REQUIREMENTS ▸ Leave out the pictures, and write out exactly the lines from the beginning of the material to the line holding "0.492, 0.455, 0.420, 0.370, 0.327, 0.327]", that line included, and nothing else.

RAW DATA ▸
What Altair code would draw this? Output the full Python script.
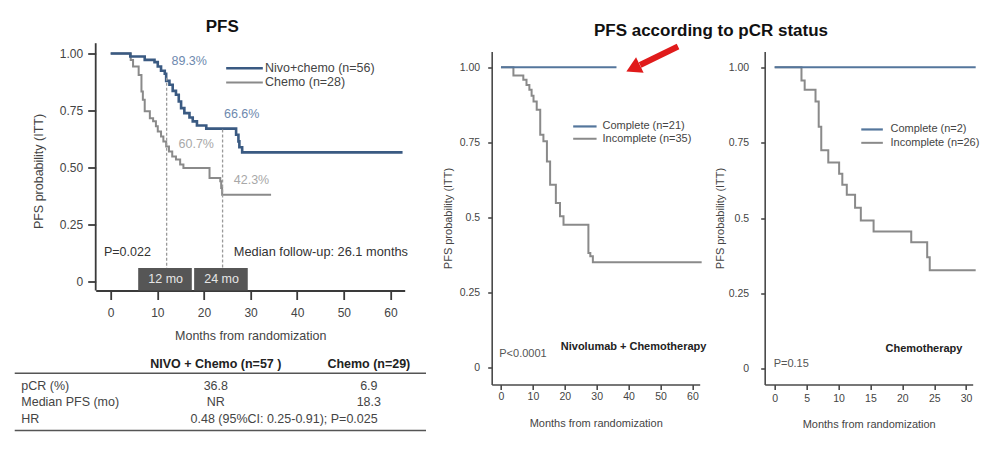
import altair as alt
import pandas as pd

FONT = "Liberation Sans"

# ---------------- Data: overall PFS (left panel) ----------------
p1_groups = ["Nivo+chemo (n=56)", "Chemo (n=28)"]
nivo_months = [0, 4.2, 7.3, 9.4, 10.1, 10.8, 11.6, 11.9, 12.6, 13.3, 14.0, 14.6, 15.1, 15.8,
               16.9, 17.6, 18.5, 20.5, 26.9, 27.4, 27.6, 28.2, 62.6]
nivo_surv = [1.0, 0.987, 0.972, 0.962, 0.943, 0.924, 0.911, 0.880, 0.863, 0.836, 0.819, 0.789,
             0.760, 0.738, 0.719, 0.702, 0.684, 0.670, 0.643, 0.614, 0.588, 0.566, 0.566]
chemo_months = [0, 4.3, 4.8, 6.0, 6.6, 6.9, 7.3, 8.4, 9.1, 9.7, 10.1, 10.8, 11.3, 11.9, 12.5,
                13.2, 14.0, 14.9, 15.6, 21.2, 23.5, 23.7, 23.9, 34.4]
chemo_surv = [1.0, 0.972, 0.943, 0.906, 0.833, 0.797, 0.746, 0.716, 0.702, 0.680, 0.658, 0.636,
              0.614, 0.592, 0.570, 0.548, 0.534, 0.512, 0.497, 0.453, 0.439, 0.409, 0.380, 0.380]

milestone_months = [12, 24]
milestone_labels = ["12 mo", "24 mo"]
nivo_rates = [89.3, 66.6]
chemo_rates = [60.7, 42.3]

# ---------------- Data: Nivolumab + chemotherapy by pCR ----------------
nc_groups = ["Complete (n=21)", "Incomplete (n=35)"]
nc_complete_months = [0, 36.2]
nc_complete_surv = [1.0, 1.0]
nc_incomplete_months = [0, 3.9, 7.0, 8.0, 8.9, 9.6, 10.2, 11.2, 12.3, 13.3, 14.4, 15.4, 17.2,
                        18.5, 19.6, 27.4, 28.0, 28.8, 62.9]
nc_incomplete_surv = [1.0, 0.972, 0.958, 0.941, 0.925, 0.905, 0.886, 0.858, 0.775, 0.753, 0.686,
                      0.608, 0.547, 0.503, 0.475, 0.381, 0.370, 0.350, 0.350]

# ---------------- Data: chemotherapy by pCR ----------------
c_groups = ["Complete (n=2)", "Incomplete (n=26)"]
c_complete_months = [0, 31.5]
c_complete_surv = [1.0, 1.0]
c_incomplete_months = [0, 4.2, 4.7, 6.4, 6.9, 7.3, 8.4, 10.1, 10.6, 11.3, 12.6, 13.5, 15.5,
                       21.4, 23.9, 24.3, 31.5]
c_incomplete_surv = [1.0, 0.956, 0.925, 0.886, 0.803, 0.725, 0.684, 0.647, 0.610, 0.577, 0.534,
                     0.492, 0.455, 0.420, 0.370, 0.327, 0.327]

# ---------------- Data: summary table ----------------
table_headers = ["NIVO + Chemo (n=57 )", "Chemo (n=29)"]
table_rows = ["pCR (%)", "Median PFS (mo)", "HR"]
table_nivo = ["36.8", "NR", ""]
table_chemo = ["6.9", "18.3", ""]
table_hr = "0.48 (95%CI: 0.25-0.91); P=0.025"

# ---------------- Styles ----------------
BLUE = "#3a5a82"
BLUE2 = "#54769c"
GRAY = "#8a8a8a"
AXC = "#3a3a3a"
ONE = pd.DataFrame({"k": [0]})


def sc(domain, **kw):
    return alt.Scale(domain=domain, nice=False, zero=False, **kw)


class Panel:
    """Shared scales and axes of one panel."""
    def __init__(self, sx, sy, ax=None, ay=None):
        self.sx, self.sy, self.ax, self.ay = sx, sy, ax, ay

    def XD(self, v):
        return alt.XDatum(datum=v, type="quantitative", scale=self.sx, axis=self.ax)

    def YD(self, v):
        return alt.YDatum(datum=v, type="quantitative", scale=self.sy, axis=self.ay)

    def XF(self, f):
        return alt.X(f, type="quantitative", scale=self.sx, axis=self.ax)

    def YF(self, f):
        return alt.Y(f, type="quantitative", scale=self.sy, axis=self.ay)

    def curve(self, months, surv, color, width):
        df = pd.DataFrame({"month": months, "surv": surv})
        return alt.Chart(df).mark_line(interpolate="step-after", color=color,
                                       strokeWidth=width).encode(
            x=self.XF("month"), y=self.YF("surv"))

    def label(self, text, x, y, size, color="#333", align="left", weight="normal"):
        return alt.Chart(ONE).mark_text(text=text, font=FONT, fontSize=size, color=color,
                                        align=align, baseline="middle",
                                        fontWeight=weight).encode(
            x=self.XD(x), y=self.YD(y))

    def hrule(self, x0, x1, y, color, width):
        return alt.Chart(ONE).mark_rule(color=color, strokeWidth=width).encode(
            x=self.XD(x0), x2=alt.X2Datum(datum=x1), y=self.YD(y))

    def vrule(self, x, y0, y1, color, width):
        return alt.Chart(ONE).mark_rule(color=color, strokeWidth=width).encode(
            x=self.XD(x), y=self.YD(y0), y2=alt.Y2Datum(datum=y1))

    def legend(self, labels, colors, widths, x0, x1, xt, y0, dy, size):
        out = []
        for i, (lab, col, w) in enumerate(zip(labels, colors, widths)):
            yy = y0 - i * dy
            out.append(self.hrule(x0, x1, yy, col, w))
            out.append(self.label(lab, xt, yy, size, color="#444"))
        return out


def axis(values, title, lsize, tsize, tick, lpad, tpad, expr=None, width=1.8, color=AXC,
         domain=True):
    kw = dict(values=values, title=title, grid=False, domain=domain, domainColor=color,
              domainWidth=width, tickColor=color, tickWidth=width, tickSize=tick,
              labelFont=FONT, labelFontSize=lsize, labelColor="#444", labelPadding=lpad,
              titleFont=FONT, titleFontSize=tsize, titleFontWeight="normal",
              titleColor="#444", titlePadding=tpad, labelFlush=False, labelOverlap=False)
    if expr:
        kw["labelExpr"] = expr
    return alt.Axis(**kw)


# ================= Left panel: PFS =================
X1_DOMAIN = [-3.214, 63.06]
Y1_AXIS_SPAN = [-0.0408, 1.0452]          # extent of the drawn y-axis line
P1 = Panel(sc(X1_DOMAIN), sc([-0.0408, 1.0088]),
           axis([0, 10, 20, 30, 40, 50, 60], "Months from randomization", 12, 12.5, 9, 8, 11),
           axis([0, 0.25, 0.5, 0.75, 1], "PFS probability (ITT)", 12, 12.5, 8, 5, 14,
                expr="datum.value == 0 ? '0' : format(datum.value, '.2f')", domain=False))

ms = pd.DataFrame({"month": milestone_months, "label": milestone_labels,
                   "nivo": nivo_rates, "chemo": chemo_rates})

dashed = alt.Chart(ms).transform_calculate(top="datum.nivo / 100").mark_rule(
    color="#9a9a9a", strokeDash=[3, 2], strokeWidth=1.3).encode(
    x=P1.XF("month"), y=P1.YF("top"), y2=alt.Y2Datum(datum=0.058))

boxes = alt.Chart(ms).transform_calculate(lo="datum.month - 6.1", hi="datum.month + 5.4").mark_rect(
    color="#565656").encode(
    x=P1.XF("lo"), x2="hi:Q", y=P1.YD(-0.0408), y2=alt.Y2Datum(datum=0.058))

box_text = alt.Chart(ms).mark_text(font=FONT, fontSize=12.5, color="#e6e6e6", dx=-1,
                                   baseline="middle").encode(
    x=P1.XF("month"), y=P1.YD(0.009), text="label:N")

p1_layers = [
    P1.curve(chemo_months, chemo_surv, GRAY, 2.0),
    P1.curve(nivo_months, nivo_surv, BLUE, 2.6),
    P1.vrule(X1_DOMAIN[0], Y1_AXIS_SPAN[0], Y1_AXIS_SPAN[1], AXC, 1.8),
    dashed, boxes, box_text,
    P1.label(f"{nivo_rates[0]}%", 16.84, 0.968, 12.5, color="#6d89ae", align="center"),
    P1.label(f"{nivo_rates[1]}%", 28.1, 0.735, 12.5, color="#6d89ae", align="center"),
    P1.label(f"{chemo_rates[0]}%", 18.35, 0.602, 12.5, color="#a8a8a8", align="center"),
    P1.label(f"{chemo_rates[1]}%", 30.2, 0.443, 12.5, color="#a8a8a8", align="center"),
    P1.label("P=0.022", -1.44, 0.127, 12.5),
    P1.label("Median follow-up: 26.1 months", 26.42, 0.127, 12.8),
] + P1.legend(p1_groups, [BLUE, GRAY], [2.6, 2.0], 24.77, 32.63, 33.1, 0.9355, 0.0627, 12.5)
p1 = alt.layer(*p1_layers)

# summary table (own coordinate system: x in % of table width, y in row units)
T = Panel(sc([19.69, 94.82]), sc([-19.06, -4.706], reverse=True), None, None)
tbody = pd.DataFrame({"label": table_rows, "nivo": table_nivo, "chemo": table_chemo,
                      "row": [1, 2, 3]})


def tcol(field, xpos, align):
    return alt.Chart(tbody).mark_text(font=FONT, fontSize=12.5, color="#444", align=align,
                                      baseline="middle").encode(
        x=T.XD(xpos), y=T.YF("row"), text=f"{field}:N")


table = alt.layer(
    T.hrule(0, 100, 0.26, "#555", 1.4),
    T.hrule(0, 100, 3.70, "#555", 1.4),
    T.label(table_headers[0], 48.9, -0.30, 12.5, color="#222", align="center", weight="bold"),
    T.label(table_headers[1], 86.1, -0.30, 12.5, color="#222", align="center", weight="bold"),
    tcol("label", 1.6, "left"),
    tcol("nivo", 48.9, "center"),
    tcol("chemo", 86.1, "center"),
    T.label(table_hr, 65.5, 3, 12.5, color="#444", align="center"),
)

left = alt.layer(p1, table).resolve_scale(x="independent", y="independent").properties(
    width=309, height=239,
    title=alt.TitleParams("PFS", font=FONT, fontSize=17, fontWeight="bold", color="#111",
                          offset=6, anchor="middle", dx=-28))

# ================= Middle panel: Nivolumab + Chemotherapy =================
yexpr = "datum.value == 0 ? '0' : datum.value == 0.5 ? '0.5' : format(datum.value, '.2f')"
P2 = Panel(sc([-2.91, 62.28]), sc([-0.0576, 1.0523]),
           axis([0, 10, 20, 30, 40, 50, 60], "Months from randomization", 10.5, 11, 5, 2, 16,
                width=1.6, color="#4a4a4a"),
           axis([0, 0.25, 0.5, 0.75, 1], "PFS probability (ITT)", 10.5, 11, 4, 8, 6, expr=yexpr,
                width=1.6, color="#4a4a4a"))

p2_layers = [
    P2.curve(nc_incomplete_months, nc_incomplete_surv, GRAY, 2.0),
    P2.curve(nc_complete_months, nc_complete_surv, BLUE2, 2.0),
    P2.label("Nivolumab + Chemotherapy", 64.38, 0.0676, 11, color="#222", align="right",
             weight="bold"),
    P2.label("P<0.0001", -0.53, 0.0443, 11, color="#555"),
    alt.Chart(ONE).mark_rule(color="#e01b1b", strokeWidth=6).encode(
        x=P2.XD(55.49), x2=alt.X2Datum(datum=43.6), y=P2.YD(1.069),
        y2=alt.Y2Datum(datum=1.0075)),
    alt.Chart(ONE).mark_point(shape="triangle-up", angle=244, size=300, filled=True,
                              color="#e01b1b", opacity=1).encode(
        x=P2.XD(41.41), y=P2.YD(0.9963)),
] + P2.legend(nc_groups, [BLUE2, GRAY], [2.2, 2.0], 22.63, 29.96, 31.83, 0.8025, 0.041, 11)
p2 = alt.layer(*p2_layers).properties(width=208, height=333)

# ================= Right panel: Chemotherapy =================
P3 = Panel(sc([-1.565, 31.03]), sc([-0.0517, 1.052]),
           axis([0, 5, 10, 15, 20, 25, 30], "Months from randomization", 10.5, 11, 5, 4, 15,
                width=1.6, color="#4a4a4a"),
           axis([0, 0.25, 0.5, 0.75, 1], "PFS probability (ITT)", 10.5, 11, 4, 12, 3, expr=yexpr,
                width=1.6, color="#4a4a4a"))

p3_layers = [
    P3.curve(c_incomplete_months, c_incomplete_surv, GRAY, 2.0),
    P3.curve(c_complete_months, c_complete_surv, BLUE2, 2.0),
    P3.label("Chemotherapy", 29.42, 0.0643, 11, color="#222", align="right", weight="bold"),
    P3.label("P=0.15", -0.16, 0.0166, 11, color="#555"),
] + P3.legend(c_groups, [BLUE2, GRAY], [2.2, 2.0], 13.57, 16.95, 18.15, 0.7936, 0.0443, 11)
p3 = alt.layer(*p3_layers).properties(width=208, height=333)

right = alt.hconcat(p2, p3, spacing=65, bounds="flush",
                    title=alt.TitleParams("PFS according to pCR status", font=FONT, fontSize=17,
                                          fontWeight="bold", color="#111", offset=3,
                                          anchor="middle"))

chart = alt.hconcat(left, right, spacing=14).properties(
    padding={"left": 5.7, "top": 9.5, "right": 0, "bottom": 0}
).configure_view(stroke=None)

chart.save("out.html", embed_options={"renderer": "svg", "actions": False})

WRITTEN ANSWER ▸
What Altair code would draw this? Output the full Python script.
import altair as alt
import pandas as pd

FONT = "Liberation Sans"

# ---------------- Data: overall PFS (left panel) ----------------
p1_groups = ["Nivo+chemo (n=56)", "Chemo (n=28)"]
nivo_months = [0, 4.2, 7.3, 9.4, 10.1, 10.8, 11.6, 11.9, 12.6, 13.3, 14.0, 14.6, 15.1, 15.8,
               16.9, 17.6, 18.5, 20.5, 26.9, 27.4, 27.6, 28.2, 62.6]
nivo_surv = [1.0, 0.987, 0.972, 0.962, 0.943, 0.924, 0.911, 0.880, 0.863, 0.836, 0.819, 0.789,
             0.760, 0.738, 0.719, 0.702, 0.684, 0.670, 0.643, 0.614, 0.588, 0.566, 0.566]
chemo_months = [0, 4.3, 4.8, 6.0, 6.6, 6.9, 7.3, 8.4, 9.1, 9.7, 10.1, 10.8, 11.3, 11.9, 12.5,
                13.2, 14.0, 14.9, 15.6, 21.2, 23.5, 23.7, 23.9, 34.4]
chemo_surv = [1.0, 0.972, 0.943, 0.906, 0.833, 0.797, 0.746, 0.716, 0.702, 0.680, 0.658, 0.636,
              0.614, 0.592, 0.570, 0.548, 0.534, 0.512, 0.497, 0.453, 0.439, 0.409, 0.380, 0.380]

milestone_months = [12, 24]
milestone_labels = ["12 mo", "24 mo"]
nivo_rates = [89.3, 66.6]
chemo_rates = [60.7, 42.3]

# ---------------- Data: Nivolumab + chemotherapy by pCR ----------------
nc_groups = ["Complete (n=21)", "Incomplete (n=35)"]
nc_complete_months = [0, 36.2]
nc_complete_surv = [1.0, 1.0]
nc_incomplete_months = [0, 3.9, 7.0, 8.0, 8.9, 9.6, 10.2, 11.2, 12.3, 13.3, 14.4, 15.4, 17.2,
                        18.5, 19.6, 27.4, 28.0, 28.8, 62.9]
nc_incomplete_surv = [1.0, 0.972, 0.958, 0.941, 0.925, 0.905, 0.886, 0.858, 0.775, 0.753, 0.686,
                      0.608, 0.547, 0.503, 0.475, 0.381, 0.370, 0.350, 0.350]

# ---------------- Data: chemotherapy by pCR ----------------
c_groups = ["Complete (n=2)", "Incomplete (n=26)"]
c_complete_months = [0, 31.5]
c_complete_surv = [1.0, 1.0]
c_incomplete_months = [0, 4.2, 4.7, 6.4, 6.9, 7.3, 8.4, 10.1, 10.6, 11.3, 12.6, 13.5, 15.5,
                       21.4, 23.9, 24.3, 31.5]
c_incomplete_surv = [1.0, 0.956, 0.925, 0.886, 0.803, 0.725, 0.684, 0.647, 0.610, 0.577, 0.534,
                     0.492, 0.455, 0.420, 0.370, 0.327, 0.327]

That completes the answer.